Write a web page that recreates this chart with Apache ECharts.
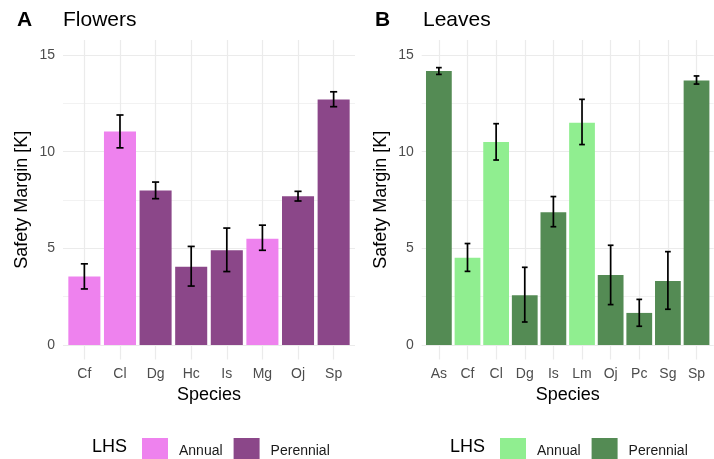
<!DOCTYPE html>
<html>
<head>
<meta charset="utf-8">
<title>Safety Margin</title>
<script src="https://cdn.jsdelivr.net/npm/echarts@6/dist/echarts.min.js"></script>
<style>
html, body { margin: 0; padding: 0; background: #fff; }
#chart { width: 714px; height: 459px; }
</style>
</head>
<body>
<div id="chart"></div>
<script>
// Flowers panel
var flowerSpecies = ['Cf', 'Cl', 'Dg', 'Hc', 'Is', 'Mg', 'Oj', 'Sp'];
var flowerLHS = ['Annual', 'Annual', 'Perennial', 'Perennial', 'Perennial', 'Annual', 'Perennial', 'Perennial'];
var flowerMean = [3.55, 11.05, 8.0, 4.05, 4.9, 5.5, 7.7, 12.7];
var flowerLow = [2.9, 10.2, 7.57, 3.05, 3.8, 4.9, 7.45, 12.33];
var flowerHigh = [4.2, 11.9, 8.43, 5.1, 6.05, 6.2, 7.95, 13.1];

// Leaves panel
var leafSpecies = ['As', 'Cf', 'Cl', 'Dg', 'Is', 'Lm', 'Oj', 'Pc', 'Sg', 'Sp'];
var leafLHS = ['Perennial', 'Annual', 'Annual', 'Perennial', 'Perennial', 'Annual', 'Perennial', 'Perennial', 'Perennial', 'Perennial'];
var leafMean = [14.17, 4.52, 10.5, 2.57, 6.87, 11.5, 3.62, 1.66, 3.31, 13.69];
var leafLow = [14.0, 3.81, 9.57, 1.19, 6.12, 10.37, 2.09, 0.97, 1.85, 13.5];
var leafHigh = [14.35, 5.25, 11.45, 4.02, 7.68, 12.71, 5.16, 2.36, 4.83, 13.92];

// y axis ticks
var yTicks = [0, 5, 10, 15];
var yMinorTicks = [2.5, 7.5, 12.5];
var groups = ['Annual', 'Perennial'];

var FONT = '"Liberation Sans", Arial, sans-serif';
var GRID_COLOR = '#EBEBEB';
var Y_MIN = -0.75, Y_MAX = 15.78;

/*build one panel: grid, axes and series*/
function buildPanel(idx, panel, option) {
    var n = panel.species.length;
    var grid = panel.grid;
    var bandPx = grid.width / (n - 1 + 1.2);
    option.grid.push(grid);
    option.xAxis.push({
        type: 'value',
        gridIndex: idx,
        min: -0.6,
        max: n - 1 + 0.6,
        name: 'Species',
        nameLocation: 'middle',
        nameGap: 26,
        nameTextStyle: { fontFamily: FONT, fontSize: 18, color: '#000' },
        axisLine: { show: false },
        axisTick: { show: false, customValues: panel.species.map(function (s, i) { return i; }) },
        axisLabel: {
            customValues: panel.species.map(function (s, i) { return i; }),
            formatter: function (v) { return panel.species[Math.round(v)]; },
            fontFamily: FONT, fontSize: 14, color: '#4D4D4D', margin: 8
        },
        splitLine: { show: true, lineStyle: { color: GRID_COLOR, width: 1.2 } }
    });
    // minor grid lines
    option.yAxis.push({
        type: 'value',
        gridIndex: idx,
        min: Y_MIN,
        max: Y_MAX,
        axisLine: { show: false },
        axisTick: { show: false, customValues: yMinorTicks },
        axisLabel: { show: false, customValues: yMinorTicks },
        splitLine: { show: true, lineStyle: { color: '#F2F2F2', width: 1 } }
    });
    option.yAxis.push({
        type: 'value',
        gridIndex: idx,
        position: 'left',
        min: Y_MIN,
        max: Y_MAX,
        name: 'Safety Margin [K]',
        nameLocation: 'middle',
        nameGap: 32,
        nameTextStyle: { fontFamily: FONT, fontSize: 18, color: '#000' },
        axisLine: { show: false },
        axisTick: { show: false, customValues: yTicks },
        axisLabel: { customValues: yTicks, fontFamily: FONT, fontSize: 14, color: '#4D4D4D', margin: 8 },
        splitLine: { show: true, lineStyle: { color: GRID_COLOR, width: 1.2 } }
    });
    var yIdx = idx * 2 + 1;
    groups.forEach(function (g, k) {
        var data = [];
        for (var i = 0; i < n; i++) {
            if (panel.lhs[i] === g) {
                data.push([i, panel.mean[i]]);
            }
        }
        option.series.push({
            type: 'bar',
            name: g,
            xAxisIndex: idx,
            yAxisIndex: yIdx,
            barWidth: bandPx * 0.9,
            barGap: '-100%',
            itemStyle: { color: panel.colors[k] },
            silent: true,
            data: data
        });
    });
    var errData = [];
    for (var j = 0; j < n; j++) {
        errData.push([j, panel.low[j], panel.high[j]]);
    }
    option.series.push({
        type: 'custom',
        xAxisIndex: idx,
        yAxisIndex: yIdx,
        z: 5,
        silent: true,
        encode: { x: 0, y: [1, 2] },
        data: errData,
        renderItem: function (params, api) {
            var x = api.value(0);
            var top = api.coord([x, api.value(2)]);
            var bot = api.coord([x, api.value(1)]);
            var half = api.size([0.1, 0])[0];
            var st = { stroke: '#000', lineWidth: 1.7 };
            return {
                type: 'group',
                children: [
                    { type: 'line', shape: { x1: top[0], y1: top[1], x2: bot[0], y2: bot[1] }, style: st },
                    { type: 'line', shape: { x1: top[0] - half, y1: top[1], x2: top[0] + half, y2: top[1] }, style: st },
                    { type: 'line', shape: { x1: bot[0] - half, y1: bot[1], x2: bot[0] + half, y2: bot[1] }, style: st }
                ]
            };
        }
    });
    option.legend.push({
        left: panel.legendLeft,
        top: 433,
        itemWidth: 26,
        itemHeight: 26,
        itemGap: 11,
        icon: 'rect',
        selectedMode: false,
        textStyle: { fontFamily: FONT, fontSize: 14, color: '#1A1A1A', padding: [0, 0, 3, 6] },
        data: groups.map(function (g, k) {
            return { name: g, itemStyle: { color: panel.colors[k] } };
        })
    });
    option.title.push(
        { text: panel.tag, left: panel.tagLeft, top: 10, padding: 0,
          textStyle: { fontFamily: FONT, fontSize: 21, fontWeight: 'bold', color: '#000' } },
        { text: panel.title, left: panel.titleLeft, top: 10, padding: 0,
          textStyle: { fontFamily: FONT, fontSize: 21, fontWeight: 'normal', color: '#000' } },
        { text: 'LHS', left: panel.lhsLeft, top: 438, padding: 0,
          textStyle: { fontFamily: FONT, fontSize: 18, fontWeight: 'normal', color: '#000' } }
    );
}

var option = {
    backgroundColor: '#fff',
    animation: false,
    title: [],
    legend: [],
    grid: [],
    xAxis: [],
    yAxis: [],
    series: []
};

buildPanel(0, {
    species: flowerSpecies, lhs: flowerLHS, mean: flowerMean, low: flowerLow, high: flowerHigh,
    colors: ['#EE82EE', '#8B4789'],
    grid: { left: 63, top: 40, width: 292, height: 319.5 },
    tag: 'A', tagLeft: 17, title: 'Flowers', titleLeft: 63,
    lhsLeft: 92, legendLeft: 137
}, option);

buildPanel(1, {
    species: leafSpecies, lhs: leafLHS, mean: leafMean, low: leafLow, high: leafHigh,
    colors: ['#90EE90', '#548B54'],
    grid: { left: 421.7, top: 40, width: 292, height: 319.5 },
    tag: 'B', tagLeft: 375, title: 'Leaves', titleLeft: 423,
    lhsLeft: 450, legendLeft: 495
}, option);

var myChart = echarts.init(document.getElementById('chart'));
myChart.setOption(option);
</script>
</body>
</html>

__To do__:
Quote the material word for word, dropping any images it holds.

__Response__:
Write a web page that recreates this chart with Apache ECharts.
<!DOCTYPE html>
<html>
<head>
<meta charset="utf-8">
<title>Safety Margin</title>
<script src="https://cdn.jsdelivr.net/npm/echarts@6/dist/echarts.min.js"></script>
<style>
html, body { margin: 0; padding: 0; background: #fff; }
#chart { width: 714px; height: 459px; }
</style>
</head>
<body>
<div id="chart"></div>
<script>
// Flowers panel
var flowerSpecies = ['Cf', 'Cl', 'Dg', 'Hc', 'Is', 'Mg', 'Oj', 'Sp'];
var flowerLHS = ['Annual', 'Annual', 'Perennial', 'Perennial', 'Perennial', 'Annual', 'Perennial', 'Perennial'];
var flowerMean = [3.55, 11.05, 8.0, 4.05, 4.9, 5.5, 7.7, 12.7];
var flowerLow = [2.9, 10.2, 7.57, 3.05, 3.8, 4.9, 7.45, 12.33];
var flowerHigh = [4.2, 11.9, 8.43, 5.1, 6.05, 6.2, 7.95, 13.1];

// Leaves panel
var leafSpecies = ['As', 'Cf', 'Cl', 'Dg', 'Is', 'Lm', 'Oj', 'Pc', 'Sg', 'Sp'];
var leafLHS = ['Perennial', 'Annual', 'Annual', 'Perennial', 'Perennial', 'Annual', 'Perennial', 'Perennial', 'Perennial', 'Perennial'];
var leafMean = [14.17, 4.52, 10.5, 2.57, 6.87, 11.5, 3.62, 1.66, 3.31, 13.69];
var leafLow = [14.0, 3.81, 9.57, 1.19, 6.12, 10.37, 2.09, 0.97, 1.85, 13.5];
var leafHigh = [14.35, 5.25, 11.45, 4.02, 7.68, 12.71, 5.16, 2.36, 4.83, 13.92];

// y axis ticks
var yTicks = [0, 5, 10, 15];
var yMinorTicks = [2.5, 7.5, 12.5];
var groups = ['Annual', 'Perennial'];

var FONT = '"Liberation Sans", Arial, sans-serif';
var GRID_COLOR = '#EBEBEB';
var Y_MIN = -0.75, Y_MAX = 15.78;

/*build one panel: grid, axes and series*/
function buildPanel(idx, panel, option) {
    var n = panel.species.length;
    var grid = panel.grid;
    var bandPx = grid.width / (n - 1 + 1.2);
    option.grid.push(grid);
    option.xAxis.push({
        type: 'value',
        gridIndex: idx,
        min: -0.6,
        max: n - 1 + 0.6,
        name: 'Species',
        nameLocation: 'middle',
        nameGap: 26,
        nameTextStyle: { fontFamily: FONT, fontSize: 18, color: '#000' },
        axisLine: { show: false },
        axisTick: { show: false, customValues: panel.species.map(function (s, i) { return i; }) },
        axisLabel: {
            customValues: panel.species.map(function (s, i) { return i; }),
            formatter: function (v) { return panel.species[Math.round(v)]; },
            fontFamily: FONT, fontSize: 14, color: '#4D4D4D', margin: 8
        },
        splitLine: { show: true, lineStyle: { color: GRID_COLOR, width: 1.2 } }
    });
    // minor grid lines
    option.yAxis.push({
        type: 'value',
        gridIndex: idx,
        min: Y_MIN,
        max: Y_MAX,
        axisLine: { show: false },
        axisTick: { show: false, customValues: yMinorTicks },
        axisLabel: { show: false, customValues: yMinorTicks },
        splitLine: { show: true, lineStyle: { color: '#F2F2F2', width: 1 } }
    });
    option.yAxis.push({
        type: 'value',
        gridIndex: idx,
        position: 'left',
        min: Y_MIN,
        max: Y_MAX,
        name: 'Safety Margin [K]',
        nameLocation: 'middle',
        nameGap: 32,
        nameTextStyle: { fontFamily: FONT, fontSize: 18, color: '#000' },
        axisLine: { show: false },
        axisTick: { show: false, customValues: yTicks },
        axisLabel: { customValues: yTicks, fontFamily: FONT, fontSize: 14, color: '#4D4D4D', margin: 8 },
        splitLine: { show: true, lineStyle: { color: GRID_COLOR, width: 1.2 } }
    });
    var yIdx = idx * 2 + 1;
    groups.forEach(function (g, k) {
        var data = [];
        for (var i = 0; i < n; i++) {
            if (panel.lhs[i] === g) {
                data.push([i, panel.mean[i]]);
            }
        }
        option.series.push({
            type: 'bar',
            name: g,
            xAxisIndex: idx,
            yAxisIndex: yIdx,
            barWidth: bandPx * 0.9,
            barGap: '-100%',
            itemStyle: { color: panel.colors[k] },
            silent: true,
            data: data
        });
    });
    var errData = [];
    for (var j = 0; j < n; j++) {
        errData.push([j, panel.low[j], panel.high[j]]);
    }
    option.series.push({
        type: 'custom',
        xAxisIndex: idx,
        yAxisIndex: yIdx,
        z: 5,
        silent: true,
        encode: { x: 0, y: [1, 2] },
        data: errData,
        renderItem: function (params, api) {
            var x = api.value(0);
            var top = api.coord([x, api.value(2)]);
            var bot = api.coord([x, api.value(1)]);
            var half = api.size([0.1, 0])[0];
            var st = { stroke: '#000', lineWidth: 1.7 };
            return {
                type: 'group',
                children: [
                    { type: 'line', shape: { x1: top[0], y1: top[1], x2: bot[0], y2: bot[1] }, style: st },
                    { type: 'line', shape: { x1: top[0] - half, y1: top[1], x2: top[0] + half, y2: top[1] }, style: st },
                    { type: 'line', shape: { x1: bot[0] - half, y1: bot[1], x2: bot[0] + half, y2: bot[1] }, style: st }
                ]
            };
        }
    });
    option.legend.push({
        left: panel.legendLeft,
        top: 433,
        itemWidth: 26,
        itemHeight: 26,
        itemGap: 11,
        icon: 'rect',
        selectedMode: false,
        textStyle: { fontFamily: FONT, fontSize: 14, color: '#1A1A1A', padding: [0, 0, 3, 6] },
        data: groups.map(function (g, k) {
            return { name: g, itemStyle: { color: panel.colors[k] } };
        })
    });
    option.title.push(
        { text: panel.tag, left: panel.tagLeft, top: 10, padding: 0,
          textStyle: { fontFamily: FONT, fontSize: 21, fontWeight: 'bold', color: '#000' } },
        { text: panel.title, left: panel.titleLeft, top: 10, padding: 0,
          textStyle: { fontFamily: FONT, fontSize: 21, fontWeight: 'normal', color: '#000' } },
        { text: 'LHS', left: panel.lhsLeft, top: 438, padding: 0,
          textStyle: { fontFamily: FONT, fontSize: 18, fontWeight: 'normal', color: '#000' } }
    );
}

var option = {
    backgroundColor: '#fff',
    animation: false,
    title: [],
    legend: [],
    grid: [],
    xAxis: [],
    yAxis: [],
    series: []
};

buildPanel(0, {
    species: flowerSpecies, lhs: flowerLHS, mean: flowerMean, low: flowerLow, high: flowerHigh,
    colors: ['#EE82EE', '#8B4789'],
    grid: { left: 63, top: 40, width: 292, height: 319.5 },
    tag: 'A', tagLeft: 17, title: 'Flowers', titleLeft: 63,
    lhsLeft: 92, legendLeft: 137
}, option);

buildPanel(1, {
    species: leafSpecies, lhs: leafLHS, mean: leafMean, low: leafLow, high: leafHigh,
    colors: ['#90EE90', '#548B54'],
    grid: { left: 421.7, top: 40, width: 292, height: 319.5 },
    tag: 'B', tagLeft: 375, title: 'Leaves', titleLeft: 423,
    lhsLeft: 450, legendLeft: 495
}, option);

var myChart = echarts.init(document.getElementById('chart'));
myChart.setOption(option);
</script>
</body>
</html>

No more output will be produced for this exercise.